Senate Democrats warned the measure was dead on arrival in the upper chamber even as Reid took steps setting up procedural votes on his plan by 1:00 am (0500 GMT) Sunday and 7:30 am Monday with a final vote sometime on D-Day, Tuesday.

That would leave it up to the divided House to take the final step, a down-to-the-wire endgame with unprecedented financial stakes as the US economy still struggled to recover from the global meltdown of 2008.

Obama insisted both sides were "in rough agreement" on how much spending can be cut "responsibly," and on the steps to take in the coming months on tax reforms as well as some kind of enforcement mechanism.

But when a well-wisher at the White House told Obama that he owed him a poker game, the president responded: "I got some high stakes poker going on right now."

Chinese media attacked the United States over the debt wrangling, warning it could plunge the world into another recession.

China is the top foreign holder of US debt with holdings at $1.16 trillion in May, according to US data, and has raised concerns about its investments.

Raising the debt ceiling could hurt the US dollar and trigger a "torrential flood" of liquidity into the global economy, fueling inflation in emerging economies such as China, the Communist Party mouthpiece People's Daily said.

China's official Xinhua news agency also accused US lawmakers of being "dangerously irresponsible" and warned they risked "strangling the still fragile economic recovery."

But in more bad news for the US economy, struggling to recover from the 2008 financial crisis, government data released Friday showed economic growth had nearly stalled in the first half.

The US economy grew at a dead-pace 0.4 percent in the first quarter and only 1.3 percent in the second quarter of 2011, the Commerce Department said.

Markets around the world remained on edge as Asian stocks fell amid fears that US lawmakers will not break the deadlock.

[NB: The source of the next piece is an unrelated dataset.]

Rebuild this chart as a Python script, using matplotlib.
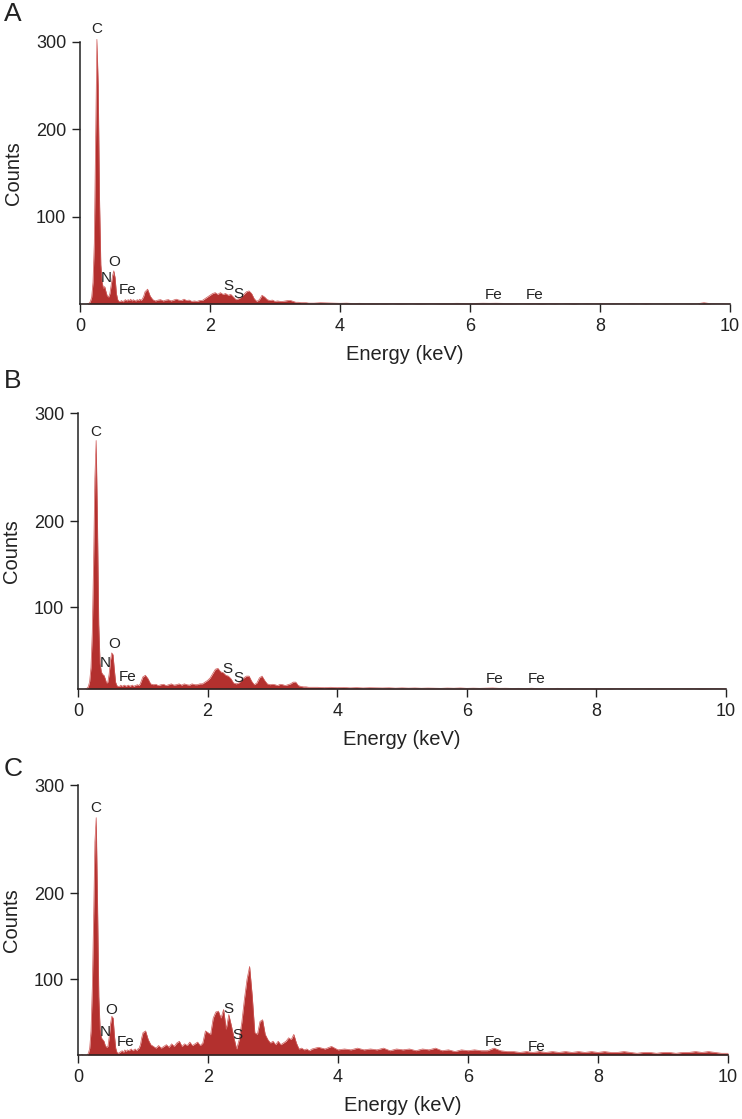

The Dow Jones Industrial Average plunged 99.07 points (0.81 percent) to 12,141.04 in the first half-hour of trading.

European stocks markets also slid as the US debt crisis deepened, with London's FTSE 100 index of top shares dropping 0.59 percent to 5,838.65 points and Frankfurt's DAX 30 shedding 0.80 percent to 7,132.45 points.

The US economy hit its debt ceiling on May 16 but has used spending and accounting adjustments, as well as higher-than-expected tax receipts, to continue operating normally.